As the Google N-Gram graph below shows, this term has little usage before the 1920s/1930s, and explodes in frequency during and immediately after WWII.

 

2. Definitions and histories have never been agreed on. Some of you are probably reading this and thinking, “I expected this guy to tell us a history of totalitarianism and explain how we got to the present;” however, major studies of totalitarianism—the classic texts genealogizing this concept—have vastly different interpretations.

Two prominent examples are worth comparing.

The first is Hannah Arendt’s classic Origins of Totalitarianism, which found the origin of modern totalitarianism in the modern development of anti-Semitism and imperialism in Europe. With anti-Semitism came the ideological justification to erase entire peoples, and with imperialism came the physical and administrative ability to do so.

Compare this history with another influential one given by historian Jacob Talmon. In his Origins of Totalitarian Democracy, Talmon credits a different source: The rise of a political messianism immediately before and after the French Revolution which tied freedom to an intense collectivism (viz., it was all Rousseau’s fault!). As he notes, in his work Romanticism and Revolt, after the revolution “‘Liberté’ had become an opportunity and instrument for self-willed arbitrariness and the rule of brute force.” (p. 124).

These narratives are irreconcilable. One sees this movement starting in the 19th century with bourgeois and conservative reactionism, while the other sees its beginnings 100 years earlier in the ideas of theorist we usually associate with freedom and liberalism.

3. It is a political and historical project. There is a wide variety of explanations for these divergent narratives. The simplest, however, is that Cold War writers who used this term, wrote its histories, and expanded its boundaries, did so with specific political purposes. Arendt’s and Talmon’s were different. Arendt primarily wanted to understand how the Third Reich was able to come to power. Talmon, as a paradigmatic Cold War liberal, was more interested in showing how communist ideology—of the Soviet type—came into being.

The political connotations of this term have led some to characterize it as a significant artefact of Cold War ideology. As Efraim Podoksik argues in an illuminating article, “Anti-totalitarianism is a specific twentieth century ideology.” (p. 208).

It is more useful to consider the term “totalitarianism” not as an analytically precise term; rather, it is a powerful discourse used to serve political means. One of the most startling illustrations of this is the fact that this discourse was almost never used by Cold War intellectuals to describe aspects of American history, even when such a narrative could be written.

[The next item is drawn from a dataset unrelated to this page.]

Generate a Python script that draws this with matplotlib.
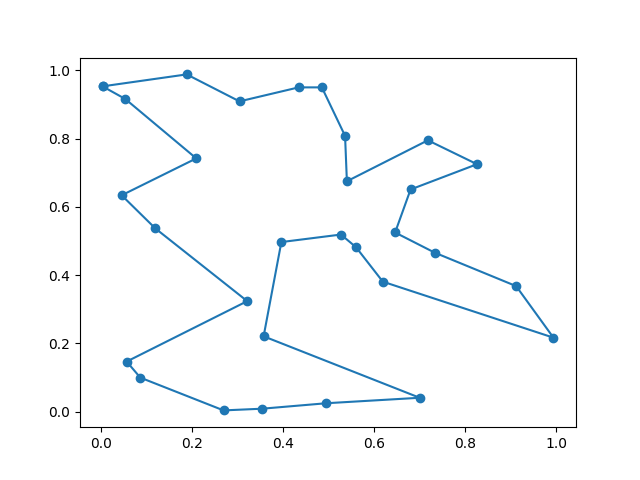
import numpy as np
import matplotlib
matplotlib.use("Agg")
import matplotlib.pyplot as plt

# city coordinates in tour order
xs = [0.003, 0.188, 0.304, 0.434, 0.485, 0.536, 0.540, 0.718, 0.826, 0.680,
      0.646, 0.733, 0.912, 0.994, 0.619, 0.560, 0.527, 0.396, 0.357, 0.700,
      0.495, 0.354, 0.269, 0.086, 0.056, 0.321, 0.119, 0.045, 0.209, 0.053]
ys = [0.953, 0.988, 0.909, 0.950, 0.950, 0.808, 0.675, 0.795, 0.725, 0.651,
      0.525, 0.466, 0.368, 0.217, 0.381, 0.482, 0.519, 0.497, 0.221, 0.041,
      0.025, 0.009, 0.004, 0.100, 0.147, 0.324, 0.537, 0.634, 0.742, 0.916]

# close the tour
tour_x = np.array(xs + [xs[0]])
tour_y = np.array(ys + [ys[0]])

plt.figure(figsize=(6.4, 4.8), dpi=100)
plt.plot(tour_x, tour_y, "o-")
plt.savefig("out.png")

4. It is not a term widely used in the comparative study of regimes. It is also important to note, rather briefly, that totalitarianism, as a way of describing regimes, is not popularly used in the comparative politics literature. I asked a friend of mine, who is a scholar of comparative politics, whether this term is ever used. His response: No. We say “authoritarian.”

This is confirmed in the academic literature. A recent survey of the typological literature on authoritarianism shows that focus has tended to be on party ideology or institutional forms (e.g., one party state, military dictatorship, etc.).

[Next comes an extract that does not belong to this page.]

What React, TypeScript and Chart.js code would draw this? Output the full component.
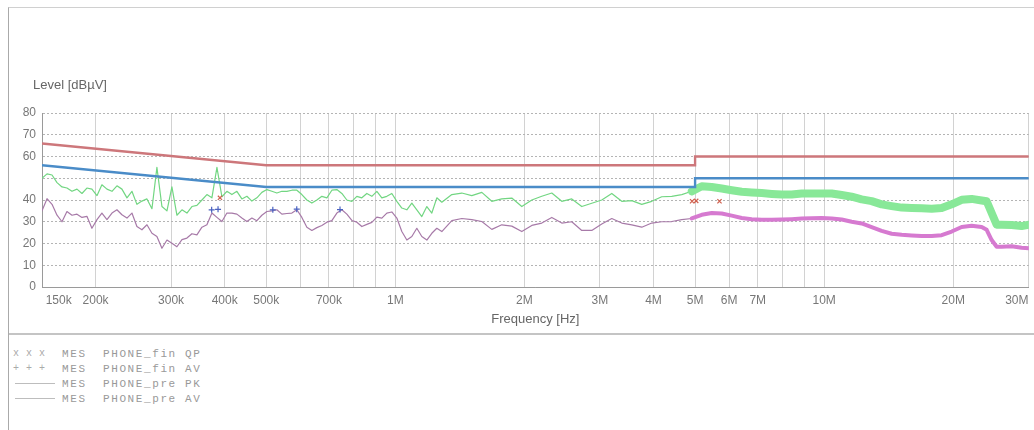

Why does this matter? There is a reason comparativists (the people who study regimes and how they work) do not tend to use these terms. Their analytic usefulness in contrast to other schema is limited.

5. Poetics and literary traditions of totalitarianism. Finally, it is worth noting that our popular understandings of contemporary totalitarianism are not based on contemporary politics. Of course, we relate totalitarianism as a descriptive category to describe the Soviet Union in the mid-twentieth century, and the horrors of the Holocaust, but much of our current references are not to places with totalitarian rule, but with archetypes of totalitarianism in literature.

Let me explain. In one undergraduate textbook I found that actually does dedicate some generous space to totalitarianism, the only contemporary example it gives is North Korea.

Instead, what many of us imagine is based on popular media, and especially speculative fiction, in what I call a “poetics of totalitarianism.” Atwood’s, The Handmaid’s Tale, Orwell’s 1984 (written in the midst of the Cold War), Lowry’s The Giver, and others have instilled this fear of totalitarianism—what two analysts call “tyrannophobia”—into the popular consciousness.

The problem, and why poetics (the aesthetic function of literature) matters, is that fiction is not always a reliable mirror to reality. In fact, totalitarianism as a theme is often effective just in the sense of these aesthetics—it presents a seemingly insurmountable problem for protagonists to surmount. The images evoked by these pieces of literature are captivating, and contribute to this tyrannophobia of the contemporary age. We worry about the possibilities of a Hunger Games situation. Not because that scenario exists in reality, but because it’s part of our cultural consciousness.

This long-winded post, it should be noted, is not meant to downplay in any way the egregious, catastrophic, and world-shaking effects of political movements like fascism, Stalinism, or the like. What I hoped to illustrate is that it is easy to throw around terms like totalitarianism to account for things we are horrified by, or even for things that are otherwise great evils. After all, this is in some ways what Cold War intellectuals like Arendt and Talmon do in their own narratives of totalitarianism. If we want to fight these evils, what is needed are the analytical tools to do so. Unfortunately, totalitarianism as a concept is not that tool. We should be cautious of invoking its name in public debate.